(Some records)
──────

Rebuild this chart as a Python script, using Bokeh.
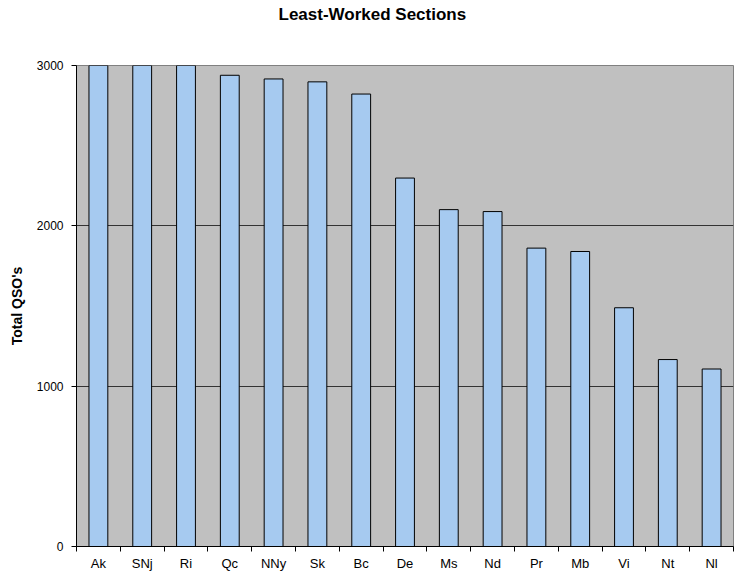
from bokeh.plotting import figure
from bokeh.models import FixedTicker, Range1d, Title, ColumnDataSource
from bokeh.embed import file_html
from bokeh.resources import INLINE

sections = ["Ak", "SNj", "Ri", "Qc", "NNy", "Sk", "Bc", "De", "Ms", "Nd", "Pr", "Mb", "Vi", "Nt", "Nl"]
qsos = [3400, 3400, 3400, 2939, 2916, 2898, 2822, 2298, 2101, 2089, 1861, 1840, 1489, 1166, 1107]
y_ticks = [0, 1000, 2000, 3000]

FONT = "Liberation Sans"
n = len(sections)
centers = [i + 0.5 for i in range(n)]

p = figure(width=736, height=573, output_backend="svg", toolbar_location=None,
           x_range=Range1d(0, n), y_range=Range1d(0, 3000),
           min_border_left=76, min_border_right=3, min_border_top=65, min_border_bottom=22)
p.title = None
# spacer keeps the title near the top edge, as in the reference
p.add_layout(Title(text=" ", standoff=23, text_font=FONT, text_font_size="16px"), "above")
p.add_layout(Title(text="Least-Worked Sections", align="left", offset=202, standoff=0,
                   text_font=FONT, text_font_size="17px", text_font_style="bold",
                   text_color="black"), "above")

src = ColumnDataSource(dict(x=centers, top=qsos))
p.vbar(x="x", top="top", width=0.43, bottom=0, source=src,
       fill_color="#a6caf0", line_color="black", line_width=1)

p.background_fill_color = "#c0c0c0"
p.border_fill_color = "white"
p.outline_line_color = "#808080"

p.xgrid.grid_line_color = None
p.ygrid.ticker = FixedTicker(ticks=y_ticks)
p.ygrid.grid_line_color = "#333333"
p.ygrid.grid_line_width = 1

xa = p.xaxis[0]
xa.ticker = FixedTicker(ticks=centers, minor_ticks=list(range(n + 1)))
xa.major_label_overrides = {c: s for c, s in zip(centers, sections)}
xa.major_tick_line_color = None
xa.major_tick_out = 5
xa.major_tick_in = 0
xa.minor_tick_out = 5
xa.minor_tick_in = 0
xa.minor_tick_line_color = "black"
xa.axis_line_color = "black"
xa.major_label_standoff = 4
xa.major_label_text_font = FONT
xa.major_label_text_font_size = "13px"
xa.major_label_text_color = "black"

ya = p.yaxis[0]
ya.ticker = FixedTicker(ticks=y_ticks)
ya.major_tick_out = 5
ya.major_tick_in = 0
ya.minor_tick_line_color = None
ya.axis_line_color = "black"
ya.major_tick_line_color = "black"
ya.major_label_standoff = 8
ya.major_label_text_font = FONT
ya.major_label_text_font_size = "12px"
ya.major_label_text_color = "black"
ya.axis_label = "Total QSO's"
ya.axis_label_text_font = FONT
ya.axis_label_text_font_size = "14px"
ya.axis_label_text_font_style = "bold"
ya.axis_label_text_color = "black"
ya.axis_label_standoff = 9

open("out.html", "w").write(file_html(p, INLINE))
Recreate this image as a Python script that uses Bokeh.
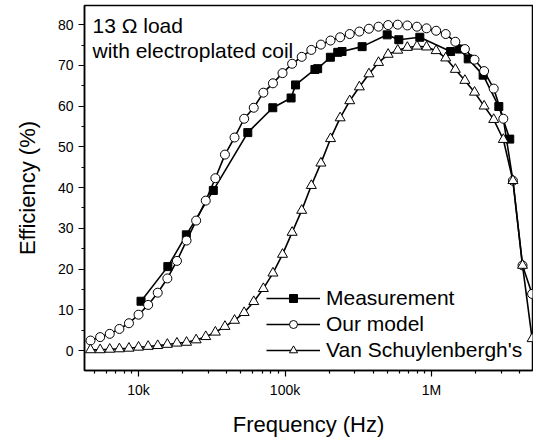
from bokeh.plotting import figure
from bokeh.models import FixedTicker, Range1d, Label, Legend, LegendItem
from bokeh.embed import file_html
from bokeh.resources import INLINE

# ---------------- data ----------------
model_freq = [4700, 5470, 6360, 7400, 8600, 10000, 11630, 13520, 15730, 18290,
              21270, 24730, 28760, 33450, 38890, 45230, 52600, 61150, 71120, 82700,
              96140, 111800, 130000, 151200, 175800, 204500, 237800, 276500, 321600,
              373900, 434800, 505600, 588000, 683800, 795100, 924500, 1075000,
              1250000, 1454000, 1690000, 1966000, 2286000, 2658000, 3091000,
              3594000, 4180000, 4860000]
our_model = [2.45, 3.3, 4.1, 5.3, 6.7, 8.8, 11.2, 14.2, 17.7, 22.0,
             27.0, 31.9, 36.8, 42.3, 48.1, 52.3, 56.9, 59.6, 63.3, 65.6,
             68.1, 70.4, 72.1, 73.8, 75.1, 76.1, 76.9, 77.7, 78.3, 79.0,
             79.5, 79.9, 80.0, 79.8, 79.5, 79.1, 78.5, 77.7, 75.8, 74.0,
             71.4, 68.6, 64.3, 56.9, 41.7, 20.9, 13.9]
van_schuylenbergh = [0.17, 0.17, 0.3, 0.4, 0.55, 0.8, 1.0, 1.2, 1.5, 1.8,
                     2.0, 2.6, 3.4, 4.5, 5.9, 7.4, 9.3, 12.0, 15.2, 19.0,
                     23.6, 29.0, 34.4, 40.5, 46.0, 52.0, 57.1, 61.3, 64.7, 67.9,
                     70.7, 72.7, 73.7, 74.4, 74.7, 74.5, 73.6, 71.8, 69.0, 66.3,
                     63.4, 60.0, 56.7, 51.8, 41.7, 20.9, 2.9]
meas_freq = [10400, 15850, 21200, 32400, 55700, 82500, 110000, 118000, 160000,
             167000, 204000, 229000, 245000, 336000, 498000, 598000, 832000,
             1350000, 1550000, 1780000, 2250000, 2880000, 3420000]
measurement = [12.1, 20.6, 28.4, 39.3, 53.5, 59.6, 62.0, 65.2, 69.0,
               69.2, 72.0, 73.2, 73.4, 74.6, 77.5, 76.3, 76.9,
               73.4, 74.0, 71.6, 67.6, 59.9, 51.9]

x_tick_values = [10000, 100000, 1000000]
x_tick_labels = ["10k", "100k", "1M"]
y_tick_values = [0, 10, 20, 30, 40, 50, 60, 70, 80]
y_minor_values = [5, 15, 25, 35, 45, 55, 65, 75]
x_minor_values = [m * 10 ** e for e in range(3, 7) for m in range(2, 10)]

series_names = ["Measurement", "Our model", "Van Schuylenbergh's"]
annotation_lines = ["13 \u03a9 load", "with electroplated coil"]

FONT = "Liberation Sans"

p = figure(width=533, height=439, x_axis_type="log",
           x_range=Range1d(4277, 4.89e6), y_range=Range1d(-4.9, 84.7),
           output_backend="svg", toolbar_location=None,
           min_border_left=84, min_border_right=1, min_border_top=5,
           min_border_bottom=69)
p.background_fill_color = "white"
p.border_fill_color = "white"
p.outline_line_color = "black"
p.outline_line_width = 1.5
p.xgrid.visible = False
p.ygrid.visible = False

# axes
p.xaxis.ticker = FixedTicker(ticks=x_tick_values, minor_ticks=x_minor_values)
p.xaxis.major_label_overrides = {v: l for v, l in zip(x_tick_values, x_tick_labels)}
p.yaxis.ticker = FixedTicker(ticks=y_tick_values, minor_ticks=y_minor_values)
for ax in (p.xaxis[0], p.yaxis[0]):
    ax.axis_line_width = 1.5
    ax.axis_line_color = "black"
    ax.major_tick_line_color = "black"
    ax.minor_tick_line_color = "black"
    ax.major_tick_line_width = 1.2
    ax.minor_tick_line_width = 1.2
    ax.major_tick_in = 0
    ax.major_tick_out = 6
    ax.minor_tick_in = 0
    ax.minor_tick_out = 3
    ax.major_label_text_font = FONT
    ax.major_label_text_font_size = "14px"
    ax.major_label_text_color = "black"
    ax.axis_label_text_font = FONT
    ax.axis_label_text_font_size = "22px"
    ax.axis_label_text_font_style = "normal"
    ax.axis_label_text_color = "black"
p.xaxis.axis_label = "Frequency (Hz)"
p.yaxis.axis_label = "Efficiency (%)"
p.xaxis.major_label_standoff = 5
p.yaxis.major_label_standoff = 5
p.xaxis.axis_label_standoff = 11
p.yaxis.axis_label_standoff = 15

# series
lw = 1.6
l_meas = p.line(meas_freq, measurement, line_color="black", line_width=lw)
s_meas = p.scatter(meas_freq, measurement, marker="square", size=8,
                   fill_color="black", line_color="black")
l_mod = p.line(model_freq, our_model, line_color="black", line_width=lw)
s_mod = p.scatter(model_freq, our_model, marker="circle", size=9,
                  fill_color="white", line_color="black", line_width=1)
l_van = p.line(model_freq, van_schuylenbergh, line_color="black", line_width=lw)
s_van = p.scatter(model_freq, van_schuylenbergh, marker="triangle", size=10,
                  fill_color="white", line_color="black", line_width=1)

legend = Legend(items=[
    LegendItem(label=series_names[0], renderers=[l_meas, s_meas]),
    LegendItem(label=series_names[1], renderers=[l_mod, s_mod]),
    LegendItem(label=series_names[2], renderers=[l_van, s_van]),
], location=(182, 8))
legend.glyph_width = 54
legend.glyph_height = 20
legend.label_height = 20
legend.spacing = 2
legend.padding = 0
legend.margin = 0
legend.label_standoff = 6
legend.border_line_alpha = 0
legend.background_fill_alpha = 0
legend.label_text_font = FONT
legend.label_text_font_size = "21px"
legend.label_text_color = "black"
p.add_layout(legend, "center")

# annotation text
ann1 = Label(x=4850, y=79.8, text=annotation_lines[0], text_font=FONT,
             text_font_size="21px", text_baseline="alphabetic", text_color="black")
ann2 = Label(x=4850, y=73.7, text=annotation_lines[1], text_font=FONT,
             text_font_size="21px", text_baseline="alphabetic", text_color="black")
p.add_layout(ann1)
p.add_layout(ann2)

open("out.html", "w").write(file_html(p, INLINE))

──────

All lines from the start of the entries through the one with "p.ygrid.grid_line_width = 1" are to be output exactly; omit the pictures.

### EXERCISE RESPONSE
Rebuild this chart as a Python script, using Bokeh.
from bokeh.plotting import figure
from bokeh.models import FixedTicker, Range1d, Title, ColumnDataSource
from bokeh.embed import file_html
from bokeh.resources import INLINE

sections = ["Ak", "SNj", "Ri", "Qc", "NNy", "Sk", "Bc", "De", "Ms", "Nd", "Pr", "Mb", "Vi", "Nt", "Nl"]
qsos = [3400, 3400, 3400, 2939, 2916, 2898, 2822, 2298, 2101, 2089, 1861, 1840, 1489, 1166, 1107]
y_ticks = [0, 1000, 2000, 3000]

FONT = "Liberation Sans"
n = len(sections)
centers = [i + 0.5 for i in range(n)]

p = figure(width=736, height=573, output_backend="svg", toolbar_location=None,
           x_range=Range1d(0, n), y_range=Range1d(0, 3000),
           min_border_left=76, min_border_right=3, min_border_top=65, min_border_bottom=22)
p.title = None
# spacer keeps the title near the top edge, as in the reference
p.add_layout(Title(text=" ", standoff=23, text_font=FONT, text_font_size="16px"), "above")
p.add_layout(Title(text="Least-Worked Sections", align="left", offset=202, standoff=0,
                   text_font=FONT, text_font_size="17px", text_font_style="bold",
                   text_color="black"), "above")

src = ColumnDataSource(dict(x=centers, top=qsos))
p.vbar(x="x", top="top", width=0.43, bottom=0, source=src,
       fill_color="#a6caf0", line_color="black", line_width=1)

p.background_fill_color = "#c0c0c0"
p.border_fill_color = "white"
p.outline_line_color = "#808080"

p.xgrid.grid_line_color = None
p.ygrid.ticker = FixedTicker(ticks=y_ticks)
p.ygrid.grid_line_color = "#333333"
p.ygrid.grid_line_width = 1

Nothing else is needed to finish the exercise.